**Problem to work on**
Please write the listing below out again exactly, leaving every picture behind.

━━━ Dataset section ━━━

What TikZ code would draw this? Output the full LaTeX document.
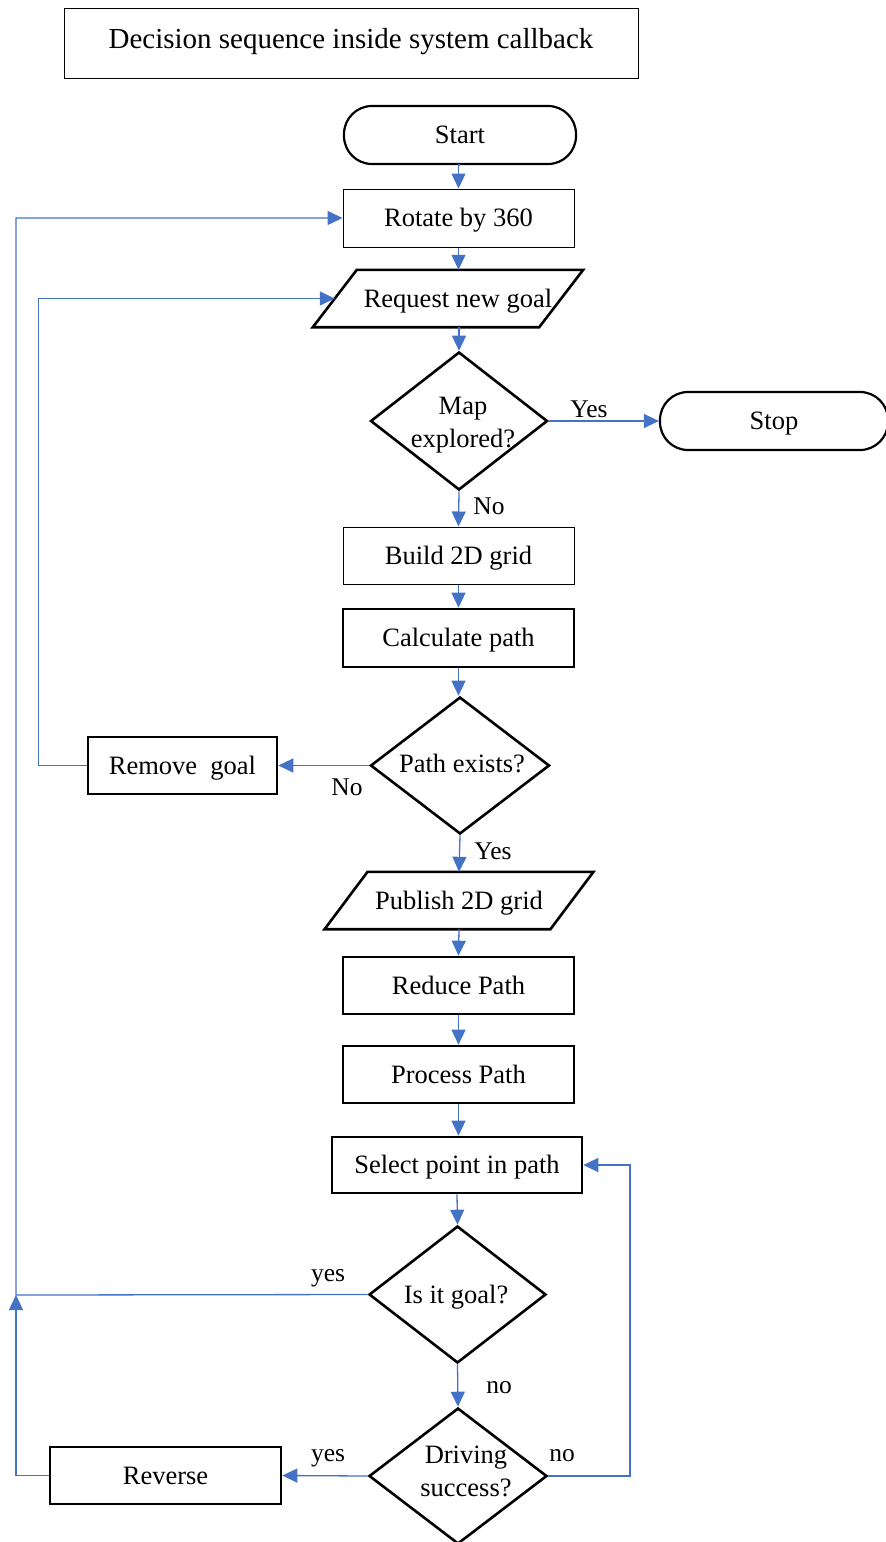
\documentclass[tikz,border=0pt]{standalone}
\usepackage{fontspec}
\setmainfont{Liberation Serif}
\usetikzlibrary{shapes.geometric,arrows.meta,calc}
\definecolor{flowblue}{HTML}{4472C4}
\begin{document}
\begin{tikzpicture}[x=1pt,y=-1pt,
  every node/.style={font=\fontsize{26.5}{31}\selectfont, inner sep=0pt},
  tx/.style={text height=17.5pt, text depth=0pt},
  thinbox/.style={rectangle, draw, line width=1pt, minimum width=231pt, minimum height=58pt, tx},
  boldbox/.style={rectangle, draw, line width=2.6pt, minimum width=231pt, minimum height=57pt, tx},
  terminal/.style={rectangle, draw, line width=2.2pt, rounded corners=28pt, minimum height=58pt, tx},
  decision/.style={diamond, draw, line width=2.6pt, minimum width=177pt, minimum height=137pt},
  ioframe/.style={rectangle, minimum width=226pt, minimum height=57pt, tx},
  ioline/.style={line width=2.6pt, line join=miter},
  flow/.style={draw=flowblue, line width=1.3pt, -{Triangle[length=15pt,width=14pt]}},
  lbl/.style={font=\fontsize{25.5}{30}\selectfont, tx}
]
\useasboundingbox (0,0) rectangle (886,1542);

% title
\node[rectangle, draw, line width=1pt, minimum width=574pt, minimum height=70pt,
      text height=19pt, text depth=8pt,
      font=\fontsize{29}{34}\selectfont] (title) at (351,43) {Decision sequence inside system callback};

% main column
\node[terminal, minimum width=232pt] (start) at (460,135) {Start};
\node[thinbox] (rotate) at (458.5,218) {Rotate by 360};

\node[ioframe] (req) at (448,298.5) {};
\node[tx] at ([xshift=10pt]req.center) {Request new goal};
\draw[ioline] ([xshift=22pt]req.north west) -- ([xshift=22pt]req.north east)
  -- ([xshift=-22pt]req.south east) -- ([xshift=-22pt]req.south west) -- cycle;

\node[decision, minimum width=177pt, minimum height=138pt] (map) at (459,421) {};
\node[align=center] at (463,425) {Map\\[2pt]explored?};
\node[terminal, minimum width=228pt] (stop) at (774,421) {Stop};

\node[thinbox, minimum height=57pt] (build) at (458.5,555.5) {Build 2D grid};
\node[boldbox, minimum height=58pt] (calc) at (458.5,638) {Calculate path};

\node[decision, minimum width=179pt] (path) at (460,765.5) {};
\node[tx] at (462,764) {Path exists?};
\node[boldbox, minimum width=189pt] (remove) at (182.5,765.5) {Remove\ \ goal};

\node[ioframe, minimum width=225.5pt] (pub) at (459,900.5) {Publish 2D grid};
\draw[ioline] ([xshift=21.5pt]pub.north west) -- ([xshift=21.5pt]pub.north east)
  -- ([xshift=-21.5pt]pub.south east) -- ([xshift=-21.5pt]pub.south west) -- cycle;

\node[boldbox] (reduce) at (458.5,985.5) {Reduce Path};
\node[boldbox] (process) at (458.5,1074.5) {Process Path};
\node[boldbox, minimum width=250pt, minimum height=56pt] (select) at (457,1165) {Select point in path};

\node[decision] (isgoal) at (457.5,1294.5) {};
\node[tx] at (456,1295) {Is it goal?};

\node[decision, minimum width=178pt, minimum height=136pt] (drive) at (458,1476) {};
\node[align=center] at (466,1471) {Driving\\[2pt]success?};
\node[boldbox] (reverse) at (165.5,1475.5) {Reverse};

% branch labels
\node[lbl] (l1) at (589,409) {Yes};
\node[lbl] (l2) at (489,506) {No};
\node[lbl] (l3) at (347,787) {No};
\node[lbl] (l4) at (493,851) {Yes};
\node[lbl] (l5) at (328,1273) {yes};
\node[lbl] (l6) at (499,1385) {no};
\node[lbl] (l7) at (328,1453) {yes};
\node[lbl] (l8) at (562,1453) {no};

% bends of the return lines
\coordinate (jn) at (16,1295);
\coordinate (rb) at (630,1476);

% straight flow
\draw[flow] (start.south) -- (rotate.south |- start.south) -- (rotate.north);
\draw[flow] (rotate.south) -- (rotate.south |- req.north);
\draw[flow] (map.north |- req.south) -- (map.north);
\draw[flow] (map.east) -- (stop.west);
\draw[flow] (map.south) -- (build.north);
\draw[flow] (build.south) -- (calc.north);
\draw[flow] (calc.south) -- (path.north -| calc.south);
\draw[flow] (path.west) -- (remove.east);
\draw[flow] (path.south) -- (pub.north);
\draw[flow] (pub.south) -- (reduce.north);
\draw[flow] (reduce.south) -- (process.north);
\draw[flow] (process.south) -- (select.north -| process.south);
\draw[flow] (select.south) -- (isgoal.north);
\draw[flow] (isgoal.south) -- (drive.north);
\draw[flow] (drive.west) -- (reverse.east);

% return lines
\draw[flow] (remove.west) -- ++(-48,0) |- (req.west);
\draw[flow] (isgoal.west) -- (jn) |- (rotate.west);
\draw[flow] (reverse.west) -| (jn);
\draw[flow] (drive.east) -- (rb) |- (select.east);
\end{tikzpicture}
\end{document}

━━━

**Written response**
What TikZ code would draw this? Output the full LaTeX document.
\documentclass[tikz,border=0pt]{standalone}
\usepackage{fontspec}
\setmainfont{Liberation Serif}
\usetikzlibrary{shapes.geometric,arrows.meta,calc}
\definecolor{flowblue}{HTML}{4472C4}
\begin{document}
\begin{tikzpicture}[x=1pt,y=-1pt,
  every node/.style={font=\fontsize{26.5}{31}\selectfont, inner sep=0pt},
  tx/.style={text height=17.5pt, text depth=0pt},
  thinbox/.style={rectangle, draw, line width=1pt, minimum width=231pt, minimum height=58pt, tx},
  boldbox/.style={rectangle, draw, line width=2.6pt, minimum width=231pt, minimum height=57pt, tx},
  terminal/.style={rectangle, draw, line width=2.2pt, rounded corners=28pt, minimum height=58pt, tx},
  decision/.style={diamond, draw, line width=2.6pt, minimum width=177pt, minimum height=137pt},
  ioframe/.style={rectangle, minimum width=226pt, minimum height=57pt, tx},
  ioline/.style={line width=2.6pt, line join=miter},
  flow/.style={draw=flowblue, line width=1.3pt, -{Triangle[length=15pt,width=14pt]}},
  lbl/.style={font=\fontsize{25.5}{30}\selectfont, tx}
]
\useasboundingbox (0,0) rectangle (886,1542);

% title
\node[rectangle, draw, line width=1pt, minimum width=574pt, minimum height=70pt,
      text height=19pt, text depth=8pt,
      font=\fontsize{29}{34}\selectfont] (title) at (351,43) {Decision sequence inside system callback};

% main column
\node[terminal, minimum width=232pt] (start) at (460,135) {Start};
\node[thinbox] (rotate) at (458.5,218) {Rotate by 360};

\node[ioframe] (req) at (448,298.5) {};
\node[tx] at ([xshift=10pt]req.center) {Request new goal};
\draw[ioline] ([xshift=22pt]req.north west) -- ([xshift=22pt]req.north east)
  -- ([xshift=-22pt]req.south east) -- ([xshift=-22pt]req.south west) -- cycle;

\node[decision, minimum width=177pt, minimum height=138pt] (map) at (459,421) {};
\node[align=center] at (463,425) {Map\\[2pt]explored?};
\node[terminal, minimum width=228pt] (stop) at (774,421) {Stop};

\node[thinbox, minimum height=57pt] (build) at (458.5,555.5) {Build 2D grid};
\node[boldbox, minimum height=58pt] (calc) at (458.5,638) {Calculate path};

\node[decision, minimum width=179pt] (path) at (460,765.5) {};
\node[tx] at (462,764) {Path exists?};
\node[boldbox, minimum width=189pt] (remove) at (182.5,765.5) {Remove\ \ goal};

\node[ioframe, minimum width=225.5pt] (pub) at (459,900.5) {Publish 2D grid};
\draw[ioline] ([xshift=21.5pt]pub.north west) -- ([xshift=21.5pt]pub.north east)
  -- ([xshift=-21.5pt]pub.south east) -- ([xshift=-21.5pt]pub.south west) -- cycle;

\node[boldbox] (reduce) at (458.5,985.5) {Reduce Path};
\node[boldbox] (process) at (458.5,1074.5) {Process Path};
\node[boldbox, minimum width=250pt, minimum height=56pt] (select) at (457,1165) {Select point in path};

\node[decision] (isgoal) at (457.5,1294.5) {};
\node[tx] at (456,1295) {Is it goal?};

\node[decision, minimum width=178pt, minimum height=136pt] (drive) at (458,1476) {};
\node[align=center] at (466,1471) {Driving\\[2pt]success?};
\node[boldbox] (reverse) at (165.5,1475.5) {Reverse};

% branch labels
\node[lbl] (l1) at (589,409) {Yes};
\node[lbl] (l2) at (489,506) {No};
\node[lbl] (l3) at (347,787) {No};
\node[lbl] (l4) at (493,851) {Yes};
\node[lbl] (l5) at (328,1273) {yes};
\node[lbl] (l6) at (499,1385) {no};
\node[lbl] (l7) at (328,1453) {yes};
\node[lbl] (l8) at (562,1453) {no};

% bends of the return lines
\coordinate (jn) at (16,1295);
\coordinate (rb) at (630,1476);

% straight flow
\draw[flow] (start.south) -- (rotate.south |- start.south) -- (rotate.north);
\draw[flow] (rotate.south) -- (rotate.south |- req.north);
\draw[flow] (map.north |- req.south) -- (map.north);
\draw[flow] (map.east) -- (stop.west);
\draw[flow] (map.south) -- (build.north);
\draw[flow] (build.south) -- (calc.north);
\draw[flow] (calc.south) -- (path.north -| calc.south);
\draw[flow] (path.west) -- (remove.east);
\draw[flow] (path.south) -- (pub.north);
\draw[flow] (pub.south) -- (reduce.north);
\draw[flow] (reduce.south) -- (process.north);
\draw[flow] (process.south) -- (select.north -| process.south);
\draw[flow] (select.south) -- (isgoal.north);
\draw[flow] (isgoal.south) -- (drive.north);
\draw[flow] (drive.west) -- (reverse.east);

% return lines
\draw[flow] (remove.west) -- ++(-48,0) |- (req.west);
\draw[flow] (isgoal.west) -- (jn) |- (rotate.west);
\draw[flow] (reverse.west) -| (jn);
\draw[flow] (drive.east) -- (rb) |- (select.east);
\end{tikzpicture}
\end{document}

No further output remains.